At a Statehouse news conference marking this week's 33rd anniversary of the landmark 1973 decision, opponents called on the Ohio General Assembly to debate a bill banning all abortions. Introduced nine months ago by Rep. Tom Brinkman, R-Mount Lookout, House Bill 228 would make it a felony to carry out abortions or transport a woman across state lines to have one. It would allow abortions only to save the life of a mother.

Get that? A woman's body is not her own. Once she is "with child," the State rules. Leave the state pregnant and come back skinny? Felony. (I don't know how they'd enforce this. Will women have to show their passports at airports, bus and train stations? Will there be checkpoints at border crossings between states? Or will the State simply insert a chip in its pregnant women that can't be removed until childbirth?)
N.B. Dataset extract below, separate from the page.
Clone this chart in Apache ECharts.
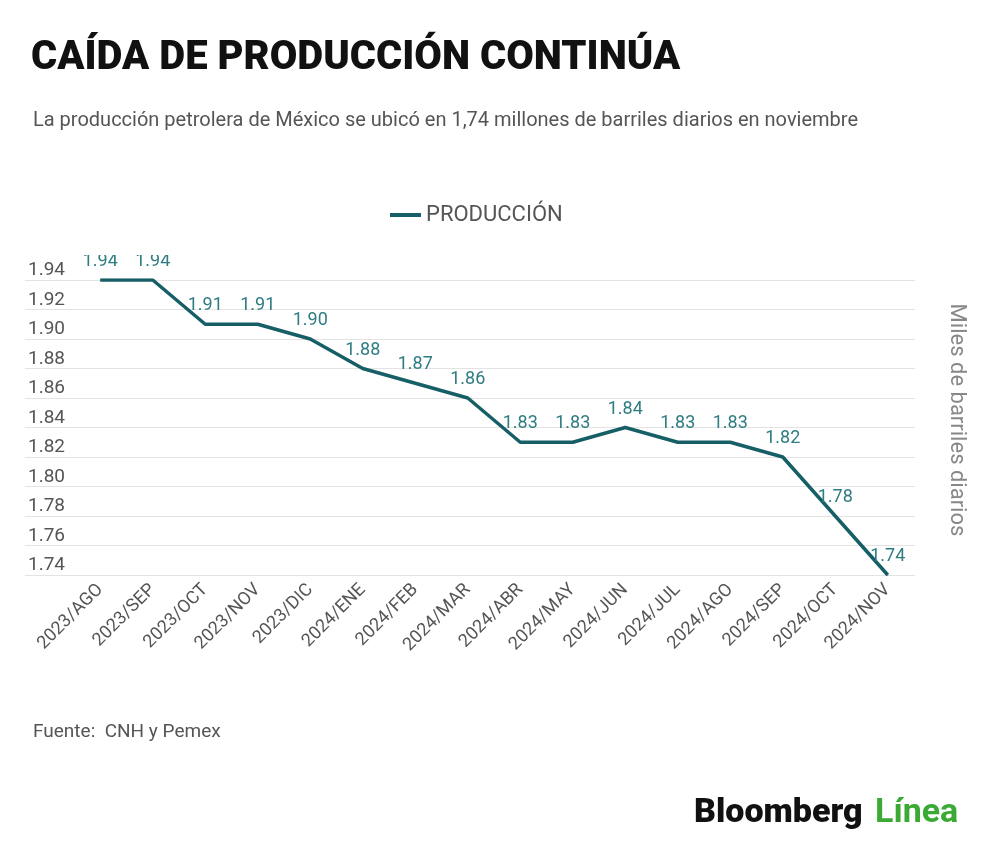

How about a pregnant woman who smokes on the street? Or drinks in a bar? If the fetus is as sacred as some people seem to think, those are criminal acts. In which case, we ought to pass laws that define the fetus as a citizen. (But only the poor fetuses will have to pay taxes, of course.)

This sounds silly. But the thing about freedom is, it's an all-or-nothing proposition. A woman can't be just a bit unfree. Where I come from, a woman's body is her own. Period. What she chooses to do with it is between her and her doctor -- and between her and her God.

I can understand why a man might want to insert himself in that constellation. Why a man might even want to take the place of an Almighty God in a woman's eyes. What confounds me is the women who believe this stuff. How I wish they could come for dinner tonight. Twenty minutes of logic and a little wine, and they might see things differently.